Whitepaper explains expanding shale water options in TX

By Texas Alliance of Energy Producers | September 17, 2019

The U.S. energy independence goal has been largely accomplished due to historic levels of oil and gas production in Texas. To maintain this edge, the Texas oil and gas industry must continue to use water wisely and sustainably.  The question is: How? The Texas Alliance of Energy Producers is providing some answers today with the unveiling of its new white paper: “Sustainable Produced Water Policy, Regulatory Framework, and Management in the Texas Oil and Gas Industry: 2019 and Beyond,” by co-authors Blythe Lyons, John Tintera, and Kylie Wright. 

The report provides current data on produced water supply and disposition, highlights technologies and trends, explores the Texas and federal regulatory and policy landscape, provides examples of recycle and reuse, and analyzes the impediments to improving produced water management.
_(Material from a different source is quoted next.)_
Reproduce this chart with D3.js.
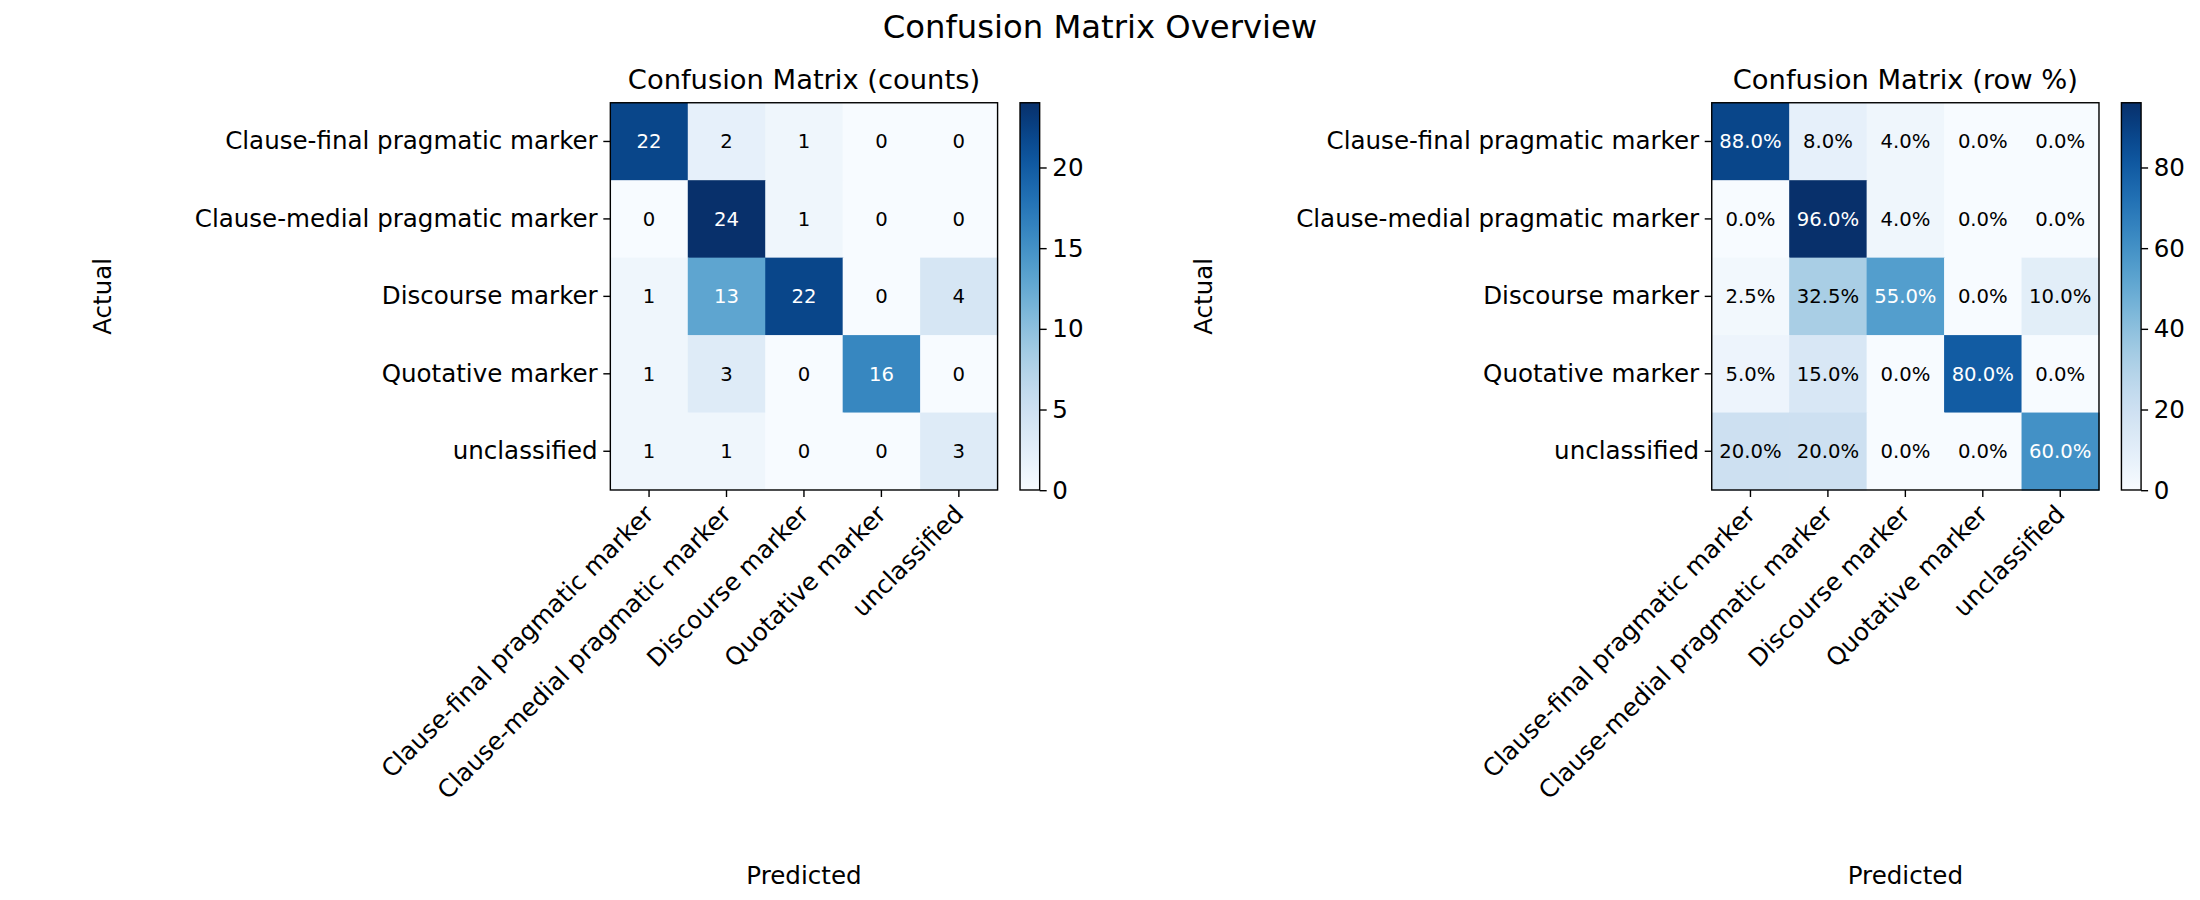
<!DOCTYPE html>
<html>
<head>
<meta charset="utf-8">
<script src="https://cdn.jsdelivr.net/npm/d3@7"></script>
<style>
  body { margin: 0; background: #fff; }
  svg, svg text { font-family: "DejaVu Sans", sans-serif; }
</style>
</head>
<body>
<svg id="svg" width="2200" height="900" viewBox="0 0 1568 641"></svg>
<script>
var labels = ["Clause-final pragmatic marker", "Clause-medial pragmatic marker", "Discourse marker", "Quotative marker", "unclassified"];
var counts = [
    [22, 2, 1, 0, 0],
    [0, 24, 1, 0, 0],
    [1, 13, 22, 0, 4],
    [1, 3, 0, 16, 0],
    [1, 1, 0, 0, 3]
];
var rowPct = [
    [88.0, 8.0, 4.0, 0.0, 0.0],
    [0.0, 96.0, 4.0, 0.0, 0.0],
    [2.5, 32.5, 55.0, 0.0, 10.0],
    [5.0, 15.0, 0.0, 80.0, 0.0],
    [20.0, 20.0, 0.0, 0.0, 60.0]
];
var countTicks = [0, 5, 10, 15, 20];
var pctTicks = [0, 20, 40, 60, 80];

var svg = d3.select('#svg');

svg.append('text').attr('x', 784).attr('y', 27).attr('text-anchor', 'middle')
   .attr('font-size', 23).text('Confusion Matrix Overview');

function drawMatrix(left, title, data, ticks, fmt) {
    var top = 73, size = 276;
    var flat = d3.merge(data);
    var vmax = d3.max(flat), vmin = d3.min(flat);
    var color = d3.scaleSequential(d3.interpolateBlues).domain([vmin, vmax]);
    var x = d3.scaleBand().domain(d3.range(5)).range([left, left + size]);
    var y = d3.scaleBand().domain(d3.range(5)).range([top, top + size]);

    var g = svg.append('g');
    g.append('text').attr('x', left + size / 2).attr('y', top - 10).attr('text-anchor', 'middle')
     .attr('font-size', 19.5).text(title);

    data.forEach(function(row, i) {
        g.selectAll(null).data(row).enter().append('rect')
         .attr('x', function(d, j) { return x(j); })
         .attr('y', y(i))
         .attr('width', x.bandwidth() + 0.5).attr('height', y.bandwidth() + 0.5)
         .attr('fill', function(d) { return color(d); });
        g.selectAll(null).data(row).enter().append('text')
         .attr('x', function(d, j) { return x(j) + x.bandwidth() / 2; })
         .attr('y', y(i) + y.bandwidth() / 2)
         .attr('dy', '0.35em').attr('text-anchor', 'middle').attr('font-size', 14)
         .attr('fill', function(d) { return d > vmax / 2 ? '#fff' : '#000'; })
         .text(fmt);
    });
    g.append('rect').attr('x', left).attr('y', top).attr('width', size).attr('height', size)
     .attr('fill', 'none').attr('stroke', '#000').attr('stroke-width', 1);

    var yAxis = g.append('g').attr('transform', 'translate(' + left + ',0)')
     .call(d3.axisLeft(y).tickSize(5).tickPadding(4).tickFormat(function(i) { return labels[i]; }));
    yAxis.attr('font-family', null).attr('font-size', null);
    yAxis.select('.domain').remove();
    yAxis.selectAll('text').attr('font-size', 17.5).attr('fill', '#000');

    var xAxis = g.append('g').attr('transform', 'translate(0,' + (top + size) + ')')
     .call(d3.axisBottom(x).tickSize(5).tickFormat(function(i) { return labels[i]; }));
    xAxis.attr('font-family', null).attr('font-size', null);
    xAxis.select('.domain').remove();
    xAxis.selectAll('text').attr('font-size', 17.5).attr('fill', '#000')
     .attr('text-anchor', 'end').attr('dy', '0.35em')
     .attr('transform', 'translate(0,14) rotate(-45)').attr('y', 0).attr('x', 0);

    g.append('text').attr('transform', 'translate(' + (left - 356) + ',' + (top + size / 2) + ') rotate(-90)')
     .attr('text-anchor', 'middle').attr('font-size', 17.5).text('Actual');
    g.append('text').attr('x', left + size / 2).attr('y', 630)
     .attr('text-anchor', 'middle').attr('font-size', 17.5).text('Predicted');

    // colorbar
    var cbx = left + size + 16, cbw = 14;
    var cy = d3.scaleLinear().domain([vmin, vmax]).range([top + size, top]);
    var id = 'grad' + left;
    var grad = svg.append('defs').append('linearGradient').attr('id', id)
     .attr('x1', 0).attr('y1', 1).attr('x2', 0).attr('y2', 0);
    d3.range(0, 1.01, 0.05).forEach(function(t) {
        grad.append('stop').attr('offset', t).attr('stop-color', d3.interpolateBlues(t));
    });
    g.append('rect').attr('x', cbx).attr('y', top).attr('width', cbw).attr('height', size)
     .attr('fill', 'url(#' + id + ')').attr('stroke', '#000').attr('stroke-width', 1);
    var cAxis = g.append('g').attr('transform', 'translate(' + (cbx + cbw) + ',0)')
     .call(d3.axisRight(cy).tickValues(ticks).tickSize(5).tickPadding(4));
    cAxis.attr('font-family', null).attr('font-size', null);
    cAxis.select('.domain').remove();
    cAxis.selectAll('text').attr('font-size', 17.5).attr('fill', '#000');
}

drawMatrix(435, 'Confusion Matrix (counts)', counts, countTicks, function(d) { return d; });
drawMatrix(1220, 'Confusion Matrix (row %)', rowPct, pctTicks, function(d) { return d.toFixed(1) + '%'; });
</script>
</body>
</html>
The report concludes with a set of 10 recommendations to address these barriers as well as increase opportunities to reuse and recycle produced water safely and economically. 

“The same ingenuity and hard work that created the shale revolution is taking Texas’ water reuse and recycling to new heights,” said paper co-author John Tintera of the Texas Alliance of Energy Producers. “With help from our state and federal legislators and regulators, the industry will further embrace produced water recycling and reuse, resulting in positive impacts to our economy, the environment, and national security.” 
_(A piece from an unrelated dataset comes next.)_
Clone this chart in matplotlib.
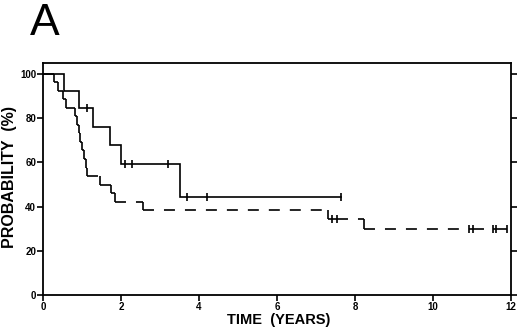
import matplotlib
matplotlib.use("Agg")
import matplotlib.pyplot as plt
import numpy as np

# ---- data ----
# Group 1 (solid curve)
upper_event_times = [0.55, 0.93, 1.29, 1.72, 1.99, 3.51]
upper_surv = [92.3, 84.6, 76.2, 67.7, 59.3, 44.4]
upper_censor_times = [1.12, 2.10, 2.27, 3.21, 3.68, 4.20, 7.64]
upper_end = 7.64

# Group 2 (dashed curve)
lower_event_times = [0.28, 0.39, 0.52, 0.59, 0.82, 0.88, 0.92, 0.96, 1.00,
                     1.04, 1.09, 1.14, 1.46, 1.74, 1.85, 2.56, 7.32, 8.23]
lower_surv = [96.2, 92.3, 88.5, 84.6, 80.8, 76.9, 73.1, 69.2, 65.4,
              61.5, 57.7, 53.8, 50.0, 46.2, 42.3, 38.5, 34.6, 29.8]
lower_censor_times = [7.42, 7.54, 10.93, 11.03, 11.55, 11.61, 11.89]
lower_end = 11.91

x_ticks = [0, 2, 4, 6, 8, 10, 12]
y_ticks = [0, 20, 40, 60, 80, 100]
x_label = "TIME  (YEARS)"
y_label = "PROBABILITY  (%)"
panel_label = "A"

BOLD = "Liberation Sans"
LW = 1.2


def surv_at(t, times, surv):
    s = 100.0
    for ti, si in zip(times, surv):
        if ti <= t:
            s = si
    return s


fig = plt.figure(figsize=(5.2, 3.3), dpi=100)
ax = fig.add_axes([43 / 520, 1 - 295 / 330, (511 - 43) / 520, (295 - 63) / 330])

# upper curve: solid step
ux = [0] + upper_event_times + [upper_end]
uy = [100] + upper_surv + [upper_surv[-1]]
ax.step(ux, uy, where="post", color="black", lw=LW, solid_joinstyle="miter")
ax.plot(upper_censor_times,
        [surv_at(t, upper_event_times, upper_surv) for t in upper_censor_times],
        ls="none", marker="|", ms=6, mew=1.2, color="black")

# lower curve: vertical drops solid, horizontal pieces dashed (pattern restarts per piece)
breaks = sorted(set([0.0] + lower_event_times + lower_censor_times + [lower_end]))
segs = []
for a, b in zip(breaks[:-1], breaks[1:]):
    s = surv_at(a, lower_event_times, lower_surv)
    segs.append((a, b, s))
dash = (0, (7.9 / LW, 7.2 / LW))
ax.hlines([s for a, b, s in segs], [a for a, b, s in segs], [b for a, b, s in segs],
          colors="black", linewidth=LW, linestyles=[dash])
prev = [100] + lower_surv[:-1]
ax.vlines(lower_event_times, lower_surv, prev, colors="black", linewidth=LW)
ax.plot(lower_censor_times,
        [surv_at(t, lower_event_times, lower_surv) for t in lower_censor_times],
        ls="none", marker="|", ms=6, mew=1.2, color="black")

ax.set_xlim(0, 12)
ax.set_ylim(0, 105)
ax.set_xticks(x_ticks)
ax.set_yticks(y_ticks)
ax.set_xticklabels([str(v) for v in x_ticks], fontfamily=BOLD, fontweight="bold", fontsize=7)
ax.set_yticklabels([str(v) for v in y_ticks], fontfamily=BOLD, fontweight="bold", fontsize=7)
ax.tick_params(axis="x", direction="out", length=4, width=1.2, pad=1)
ax.tick_params(axis="y", direction="out", length=4, width=1.2, pad=1,
               right=True, labelright=False)
for sp in ax.spines.values():
    sp.set_linewidth(1.3)

fig.text(279 / 520, 1 - 320 / 330, x_label, ha="center", va="center",
         fontfamily=BOLD, fontweight="bold", fontsize=10.5)
fig.text(10 / 520, 1 - 177 / 330, y_label, ha="center", va="center", rotation=90,
         fontfamily=BOLD, fontweight="bold", fontsize=11.5)
fig.text(45 / 520, 1 - 35 / 330, panel_label, ha="center", va="baseline",
         fontfamily=BOLD, fontsize=32)

fig.savefig("out.png", dpi=100)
Key Facts, Findings, and Recommendations:

-Texas has made great strides in produced water management over the past five years. 
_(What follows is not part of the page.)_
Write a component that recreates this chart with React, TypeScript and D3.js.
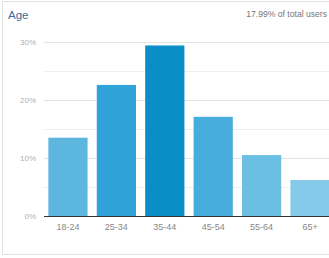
import React from "react";
import * as d3 from "d3";

const categories = ["18-24", "25-34", "35-44", "45-54", "55-64", "65+"];
const values = [13.5, 22.6, 29.4, 17.1, 10.5, 6.2];
const barColors = ["#5cb6de", "#2fa2d7", "#0a8ec8", "#47aedb", "#6bbfe3", "#85cbe9"];
const yTicks = [0, 10, 20, 30];
const gridTicks = [5, 10, 15, 20, 25, 30];
const title = "Age";
const subtitle = "17.99% of total users";

const W = 329;
const H = 258;
const font = "'Liberation Sans', Arial, sans-serif";

export default function App() {
  const x = d3
    .scaleBand<string>()
    .domain(categories)
    .range([44, 334])
    .paddingInner(0.19)
    .paddingOuter(0.09);
  const y = d3.scaleLinear().domain([0, 30]).range([216, 42]);

  return (
    <svg
      width={W}
      height={H}
      style={{ position: "absolute", left: 0, top: 0, background: "#fff" }}
    >
      <rect x={2.5} y={1.5} width={W + 10} height={253} fill="#fff" stroke="#e2e2e2" strokeWidth={1} />
      <text x={8} y={19} fontFamily={font} fontSize={11.5} fill="#3a6c9a">
        {title}
      </text>
      <text x={327} y={17} textAnchor="end" fontFamily={font} fontSize={8.6} fill="#777">
        {subtitle}
      </text>
      {gridTicks.map((t) => (
        <line
          key={"g" + t}
          x1={44}
          x2={W}
          y1={Math.round(y(t)) + 0.5}
          y2={Math.round(y(t)) + 0.5}
          stroke={t % 10 === 0 ? "#e4e4e4" : "#efefef"}
          strokeWidth={1}
        />
      ))}
      {yTicks.map((t) => (
        <text
          key={"y" + t}
          x={36}
          y={y(t) + 3}
          textAnchor="end"
          fontFamily={font}
          fontSize={8}
          fill="#b0b0b0"
        >
          {t + "%"}
        </text>
      ))}
      {categories.map((c, i) => (
        <rect
          key={c}
          x={x(c)}
          y={y(values[i])}
          width={x.bandwidth()}
          height={y(0) - y(values[i])}
          fill={barColors[i]}
        />
      ))}
      <line x1={44} x2={W} y1={216.5} y2={216.5} stroke="#333" strokeWidth={1} />
      {categories.map((c) => (
        <text
          key={"x" + c}
          x={(x(c) || 0) + x.bandwidth() / 2}
          y={230}
          textAnchor="middle"
          fontFamily={font}
          fontSize={9}
          fill="#888"
        >
          {c}
        </text>
      ))}
    </svg>
  );
}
-Data point to exponential increases in the amount of produced water that the industry will generate over the next five years.

-Produced water recycle and reuse is likely to increase as the scales tip toward midstream water management. The trend will be bolstered as demand for fracturing water grows, freshwater and trucking costs increase, treatment costs decline, and injection capacity is unable to keep pace with production.

-Current and emerging treatment technologies can support cost-effective recycle and reuse in the oil and gas industry. However, there is no silver bullet technology that would replace the need to maintain disposal capacity.

-Texas did many things right early on – including legislative and regulatory actions – to encourage safe and economic produced water reuse and recycling options. More remains to be done, including at the federal level.

-Produced water reuse and recycling in Texas is poised to expand with the right statutes, regulatory framework, civil law, and economic incentives.

-The white paper provides ten recommendations, notably delegation of National Pollutant Discharge Elimination System (NPDES) authority to Texas, preservation of the Resource Conservation and Recovery Act (RCRA) exemption, revisions to statutes and regulations, development of incentive mechanisms, and improved data collection and dissemination.

-The paper concludes by examining when produced water might be put to work in beneficial uses outside the oil and gas fields. 

The Texas Alliance of Energy Producers and co-sponsor the Independent Petroleum Association of America (IPAA) will launched the white paper today in Austin at The Austin Club. Texas Railroad Commission Chairman Wayne Christian gave the keynote followed by two expert panels. Co-authors Blythe Lyons, Alliance Consultant, and Kylie Wright of GAI Consultants attended the event and moderated the panels.